Is this the worst Brazilian World Cup squad ever?
Published 18/06/2014 | 17:36
You have to feel sorry for Brazil. After all, the most successful football nation on the planet ends a 64-year wait to host the World Cup just when it has arguably the worst team in its history.
There is a romantic notion about Brazil, fuelled by the images of former players in the yellow and blue, such as Pele, Jairzinho, Ronaldo and Romario, dominating World Cups with their incredible talent.
Even in 1982, when Brazil crashed out of the World Cup in the second round, they still travelled back to South America with the title of people’s champion having stolen hearts with a team consisting of Zico, Socrates, Junior, Eder and Falcao which ranks alongside the Johan Cruyff’s great Dutch side as the best team never to be crowned norld champions.

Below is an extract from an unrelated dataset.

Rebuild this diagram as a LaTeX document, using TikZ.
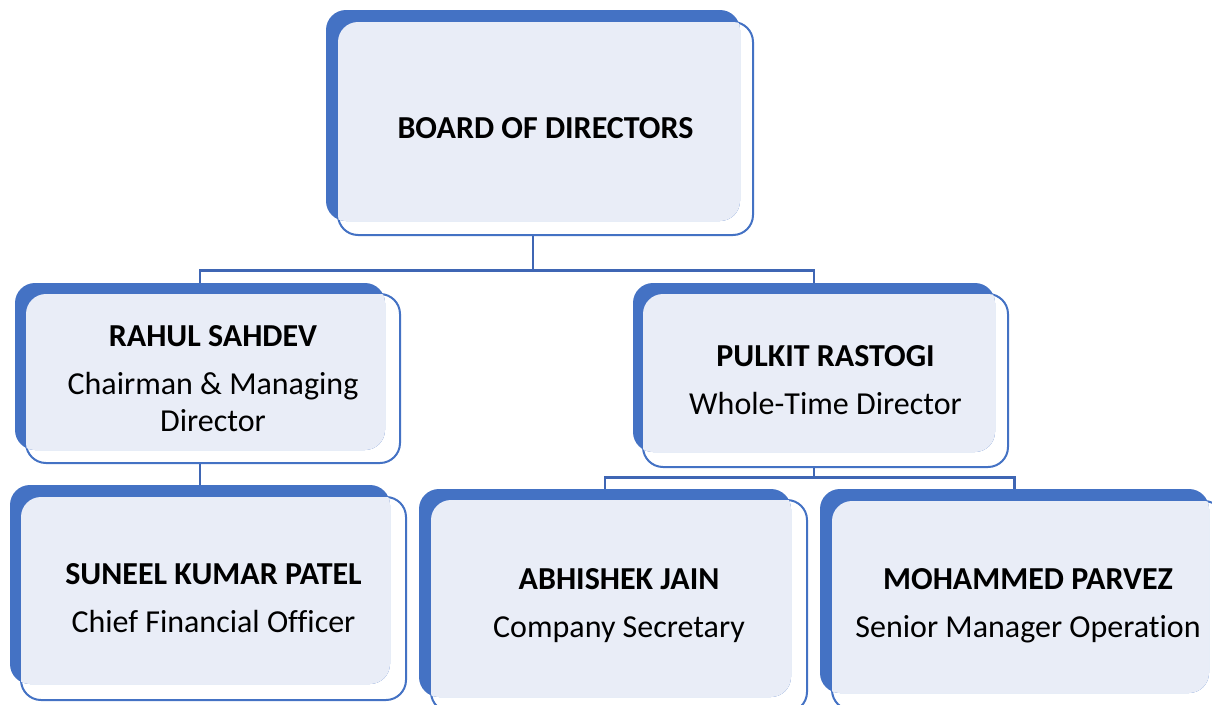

But after being held to a goalless draw by Mexico in Fortaleza, Luiz Felipe Scolari’s Class of 2014 would now be hard-pressed to escape a billing as the runt of Brazil’s World Cup litter.
Neymar, Scolari’s prodigiously talented No 10, is an undoubted talent and one who will challenge Lionel Messi and Cristiano Ronaldo for future Ballon d’Or when he reaches his full potential.
But the 22-year-old is not ready to carry Brazil to the World Cup – especially when you consider the dearth of talent around him.
In 1982, they would joke that Serginho was the worst centre-forward ever to play for Brazil, but the wayward beanpole now has a rival for that title in Fred, who offered nothing during the stalemate against Mexico.
Fred’s problem is that he seems not to understand the offside rule and that he also lacks the movement and finishing prowess required to survive as Brazil’s first-choice centre-forward.
But when the alternative option is Jo, who was an unmitigated disaster at Manchester City and Everton during his dismal spell in the Premier League, it is difficult to see how Scolari can inspire his team to success at this tournament.
Neymar, Thiago Silva and Dani Alves are the only players to have emerged with any kind of credit for Brazil so far at this World Cup.
Paulinho has been anonymous in midfield, with Luiz Gustavo working alongside the Tottenham Hotspur midfielder in a depressingly unambitious Brazilian engine room.
Scolari has bristled at suggestions that he is picking the wrong team and using the wrong personnel, but the 2002 World Cup winning coach is notoriously stubborn when it comes to team selection.
On this occasion, he appears to be cutting his nose off to spite his face by overlooking the claims of Fernandinho in order to stick with Paulinho and Luiz Gustavo.
Willian has also been largely ignored by Scolari, with Ramires also struggling to convince the manager.
Should Scolari have protected Neymar by including the likes of Kaka or Ronaldinho in his squad – two former greats in the twilight of the career, but both with the experience strength of personality required to take the pressure of the young forward?
Kaka and Ronaldinho would be regarded as a backward step, but when the alternative is Fred and Jo – Scolari has also selected Maicon in his squad – perhaps the old-stagers should have been considered, as too should have Paris Saint-Germain winger Lucas Moura.
But when history judges this Brazilian team, it is in danger of being regarded as the worst in recent memory at a World Cup.
Even in 1990, when Argentina eliminated Brazil in the second round, a team led by Careca sailed through the group stage and showed signs of potential winners.
The same cannot be said for the current team and, with a clash with Holland, Spain or Chile on the cards in the second round, Brazil’s World Cup could end before the party has even started.